GIVEN EXERCISE = Give back only the lines from the one that contains "Rebuild this chart as a Python" through the one that contains "import numpy as np", word for word and without images.

GIVEN ENTRIES =
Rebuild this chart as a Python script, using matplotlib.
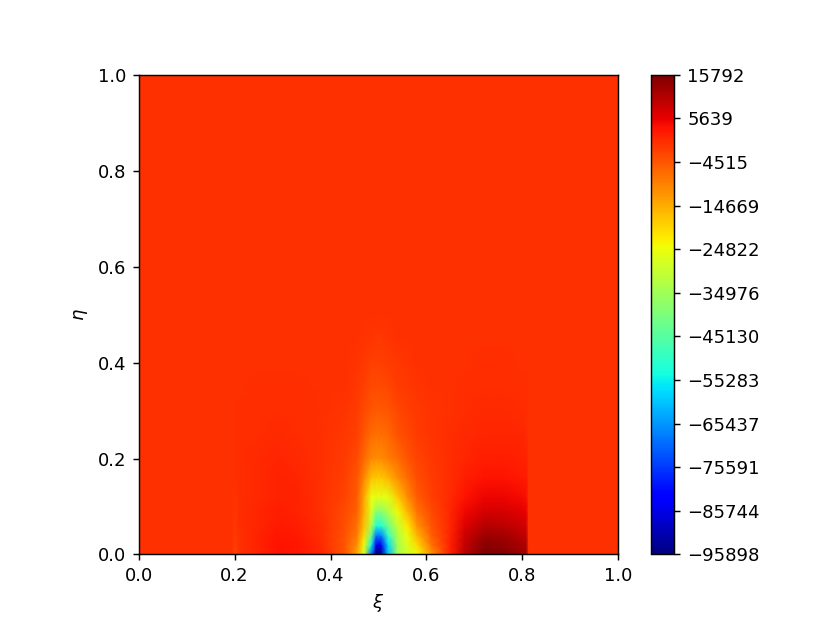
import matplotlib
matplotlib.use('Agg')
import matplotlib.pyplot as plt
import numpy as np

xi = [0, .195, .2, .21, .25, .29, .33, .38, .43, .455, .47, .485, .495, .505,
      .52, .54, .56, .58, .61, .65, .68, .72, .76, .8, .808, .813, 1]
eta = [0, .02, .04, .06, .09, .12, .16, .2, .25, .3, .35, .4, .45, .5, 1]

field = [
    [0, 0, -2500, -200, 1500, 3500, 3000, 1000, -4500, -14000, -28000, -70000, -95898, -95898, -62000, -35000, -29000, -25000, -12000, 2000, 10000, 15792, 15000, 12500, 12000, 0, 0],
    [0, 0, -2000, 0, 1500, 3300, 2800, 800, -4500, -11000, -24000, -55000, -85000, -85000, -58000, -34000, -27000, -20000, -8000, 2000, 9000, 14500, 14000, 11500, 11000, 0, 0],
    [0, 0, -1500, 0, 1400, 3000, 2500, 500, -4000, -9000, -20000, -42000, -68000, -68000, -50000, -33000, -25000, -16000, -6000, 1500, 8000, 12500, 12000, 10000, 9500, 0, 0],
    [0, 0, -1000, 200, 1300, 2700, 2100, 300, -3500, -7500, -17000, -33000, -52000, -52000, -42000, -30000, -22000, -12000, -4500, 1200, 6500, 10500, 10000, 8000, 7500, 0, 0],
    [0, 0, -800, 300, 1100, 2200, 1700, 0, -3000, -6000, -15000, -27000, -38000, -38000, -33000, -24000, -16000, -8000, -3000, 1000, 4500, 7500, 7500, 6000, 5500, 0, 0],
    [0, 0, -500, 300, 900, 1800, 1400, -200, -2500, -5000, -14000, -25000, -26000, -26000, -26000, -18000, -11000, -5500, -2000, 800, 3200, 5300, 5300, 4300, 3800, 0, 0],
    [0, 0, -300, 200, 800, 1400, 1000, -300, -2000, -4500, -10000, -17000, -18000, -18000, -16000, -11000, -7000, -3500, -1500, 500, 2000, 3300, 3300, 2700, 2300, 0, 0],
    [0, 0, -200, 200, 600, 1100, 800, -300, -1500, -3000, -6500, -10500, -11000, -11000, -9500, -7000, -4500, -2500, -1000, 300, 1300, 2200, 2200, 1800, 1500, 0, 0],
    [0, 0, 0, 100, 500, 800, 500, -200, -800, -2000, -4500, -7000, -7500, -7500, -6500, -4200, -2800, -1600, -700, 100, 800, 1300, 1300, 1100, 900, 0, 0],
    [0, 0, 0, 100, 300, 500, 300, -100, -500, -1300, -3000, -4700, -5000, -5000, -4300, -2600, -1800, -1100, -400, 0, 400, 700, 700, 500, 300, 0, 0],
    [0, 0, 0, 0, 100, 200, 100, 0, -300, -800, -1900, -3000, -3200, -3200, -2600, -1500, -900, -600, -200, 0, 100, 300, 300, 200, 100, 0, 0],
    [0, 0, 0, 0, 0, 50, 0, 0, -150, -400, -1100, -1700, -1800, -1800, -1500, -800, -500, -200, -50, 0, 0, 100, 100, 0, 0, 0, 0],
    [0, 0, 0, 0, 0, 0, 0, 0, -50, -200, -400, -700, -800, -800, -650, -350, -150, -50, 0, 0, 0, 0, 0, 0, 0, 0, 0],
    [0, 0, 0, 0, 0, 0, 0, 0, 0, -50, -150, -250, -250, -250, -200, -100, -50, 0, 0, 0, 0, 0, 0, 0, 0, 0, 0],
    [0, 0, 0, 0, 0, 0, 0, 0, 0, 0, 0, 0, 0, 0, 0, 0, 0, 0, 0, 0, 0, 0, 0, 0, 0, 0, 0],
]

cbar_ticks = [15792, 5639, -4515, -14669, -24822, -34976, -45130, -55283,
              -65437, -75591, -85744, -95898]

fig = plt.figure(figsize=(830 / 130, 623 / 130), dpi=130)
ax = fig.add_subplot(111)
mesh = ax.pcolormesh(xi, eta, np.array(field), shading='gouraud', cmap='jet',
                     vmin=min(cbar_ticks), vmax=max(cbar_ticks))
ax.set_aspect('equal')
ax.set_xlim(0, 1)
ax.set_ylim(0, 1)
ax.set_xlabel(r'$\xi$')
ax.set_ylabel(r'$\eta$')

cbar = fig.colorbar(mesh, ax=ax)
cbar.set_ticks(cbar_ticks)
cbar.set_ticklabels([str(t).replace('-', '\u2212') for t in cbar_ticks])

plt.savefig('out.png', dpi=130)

==

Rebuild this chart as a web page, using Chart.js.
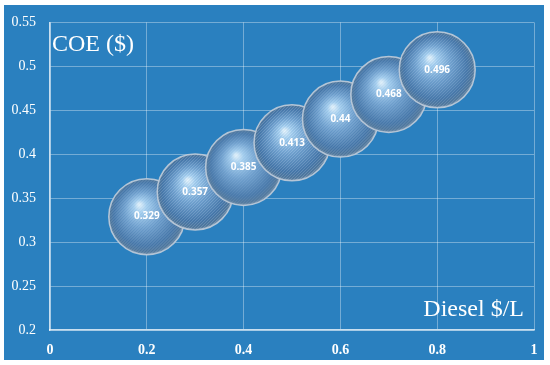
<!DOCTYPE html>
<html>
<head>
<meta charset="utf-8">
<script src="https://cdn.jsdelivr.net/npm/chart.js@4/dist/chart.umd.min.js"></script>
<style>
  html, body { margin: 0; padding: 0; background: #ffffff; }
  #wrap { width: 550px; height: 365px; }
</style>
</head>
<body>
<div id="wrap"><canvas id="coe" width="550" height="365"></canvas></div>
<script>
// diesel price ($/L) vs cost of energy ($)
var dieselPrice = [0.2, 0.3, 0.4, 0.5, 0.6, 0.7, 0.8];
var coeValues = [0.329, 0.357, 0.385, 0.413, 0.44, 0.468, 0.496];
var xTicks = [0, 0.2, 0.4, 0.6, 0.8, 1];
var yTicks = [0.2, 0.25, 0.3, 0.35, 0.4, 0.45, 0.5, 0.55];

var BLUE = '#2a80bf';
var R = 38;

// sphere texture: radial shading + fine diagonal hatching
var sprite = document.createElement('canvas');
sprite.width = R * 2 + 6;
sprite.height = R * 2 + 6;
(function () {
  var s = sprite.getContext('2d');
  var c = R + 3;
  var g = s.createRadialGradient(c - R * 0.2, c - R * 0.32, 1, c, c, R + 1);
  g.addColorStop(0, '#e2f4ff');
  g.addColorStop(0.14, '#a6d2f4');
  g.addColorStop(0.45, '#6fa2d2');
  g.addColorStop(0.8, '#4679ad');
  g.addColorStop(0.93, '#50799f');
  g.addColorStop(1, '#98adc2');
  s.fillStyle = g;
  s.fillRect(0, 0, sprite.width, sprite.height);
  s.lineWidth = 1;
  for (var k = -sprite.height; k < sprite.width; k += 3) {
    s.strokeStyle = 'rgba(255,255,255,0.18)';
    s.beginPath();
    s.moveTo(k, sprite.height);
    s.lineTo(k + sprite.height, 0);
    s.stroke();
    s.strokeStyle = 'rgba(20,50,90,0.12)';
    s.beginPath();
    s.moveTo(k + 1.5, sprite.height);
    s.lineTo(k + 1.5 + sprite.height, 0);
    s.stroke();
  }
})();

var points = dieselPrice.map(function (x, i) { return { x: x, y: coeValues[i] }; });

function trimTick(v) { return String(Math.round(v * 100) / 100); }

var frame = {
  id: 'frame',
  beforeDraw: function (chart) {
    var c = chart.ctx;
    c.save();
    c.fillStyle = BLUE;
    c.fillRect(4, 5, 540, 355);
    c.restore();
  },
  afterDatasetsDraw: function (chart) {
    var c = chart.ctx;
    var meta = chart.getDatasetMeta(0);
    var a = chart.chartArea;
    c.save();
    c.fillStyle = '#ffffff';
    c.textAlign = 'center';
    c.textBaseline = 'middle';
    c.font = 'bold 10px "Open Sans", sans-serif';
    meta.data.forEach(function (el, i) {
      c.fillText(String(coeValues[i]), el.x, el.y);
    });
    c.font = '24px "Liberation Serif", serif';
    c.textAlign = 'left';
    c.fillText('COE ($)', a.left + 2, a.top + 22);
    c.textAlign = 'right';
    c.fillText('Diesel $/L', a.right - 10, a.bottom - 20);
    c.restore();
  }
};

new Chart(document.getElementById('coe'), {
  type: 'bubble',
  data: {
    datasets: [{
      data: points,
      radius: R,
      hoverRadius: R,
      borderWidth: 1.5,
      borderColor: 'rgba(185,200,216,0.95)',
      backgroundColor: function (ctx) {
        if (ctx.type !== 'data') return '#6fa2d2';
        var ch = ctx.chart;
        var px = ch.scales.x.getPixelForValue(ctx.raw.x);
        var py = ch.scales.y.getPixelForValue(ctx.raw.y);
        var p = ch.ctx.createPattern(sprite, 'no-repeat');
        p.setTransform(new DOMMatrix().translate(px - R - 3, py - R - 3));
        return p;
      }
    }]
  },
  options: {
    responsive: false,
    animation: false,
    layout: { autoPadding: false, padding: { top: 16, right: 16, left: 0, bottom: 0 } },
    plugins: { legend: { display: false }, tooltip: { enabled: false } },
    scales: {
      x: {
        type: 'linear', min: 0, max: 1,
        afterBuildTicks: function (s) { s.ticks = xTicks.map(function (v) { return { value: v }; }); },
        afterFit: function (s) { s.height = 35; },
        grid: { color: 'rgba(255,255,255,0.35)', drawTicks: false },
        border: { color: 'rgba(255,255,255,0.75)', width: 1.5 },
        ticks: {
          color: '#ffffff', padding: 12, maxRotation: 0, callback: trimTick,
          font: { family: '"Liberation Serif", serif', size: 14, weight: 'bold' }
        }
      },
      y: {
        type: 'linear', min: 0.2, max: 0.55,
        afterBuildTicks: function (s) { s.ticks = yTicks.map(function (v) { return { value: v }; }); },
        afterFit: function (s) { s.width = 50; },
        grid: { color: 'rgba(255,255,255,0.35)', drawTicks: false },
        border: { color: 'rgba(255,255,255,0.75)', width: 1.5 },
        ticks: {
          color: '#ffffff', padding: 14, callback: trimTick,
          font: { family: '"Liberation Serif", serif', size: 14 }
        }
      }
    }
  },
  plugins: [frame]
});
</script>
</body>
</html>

COMPLETE OUTPUT =
Rebuild this chart as a Python script, using matplotlib.
import matplotlib
matplotlib.use('Agg')
import matplotlib.pyplot as plt
import numpy as np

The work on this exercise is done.